China's annual inflation rose to a higher-than-expected 6.5 percent in July, putting the central bank in a bind as it tries to keep prices in check without dragging down an economy facing increasing threats from abroad.
The unexpected rise kept inflation at its highest mark since June 2008, when global oil prices were soaring toward a record high. Economists polled by Reuters had expected it to dip to 6.3 percent, after June's reading of 6.4 percent.
China has acknowledged that inflation will exceed its annual target of 4 percent this year. But with debt crises raging in the United States and Europe, the People's Bank of China is widely expected to hold interest rates steady.
Asia's stock markets took a beating on Tuesday, following deep losses on Wall Street, as investors weigh the risk of another U.S. recession and a worsening sovereign debt crisis in Europe.
The U.S. Federal Reserve holds its policy-setting meeting later on Tuesday. With interest rates already near zero, its easing options are limited. Economists see little chance that the Fed will announce another round of bond purchases this time.
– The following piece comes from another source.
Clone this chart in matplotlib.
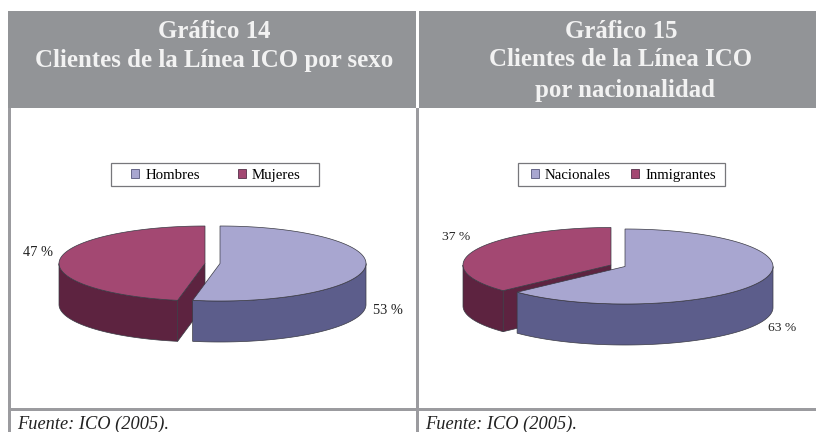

Figures due later on Tuesday will shed more light on how China's economy held up as troubles grew in two of its biggest export markets, the United States and Europe. Economists polled by Reuters expect the data to show retail sales, industrial output and domestic investment remained strong.
But given China's high inflation, it may not be in a position to reprise its 2008 role of lifting the global economy. Back then, when the Lehman Brothers bankruptcy triggered a worldwide slump, China quickly ramped up a big stimulus package, helping to buffer its own economy and buoy the world.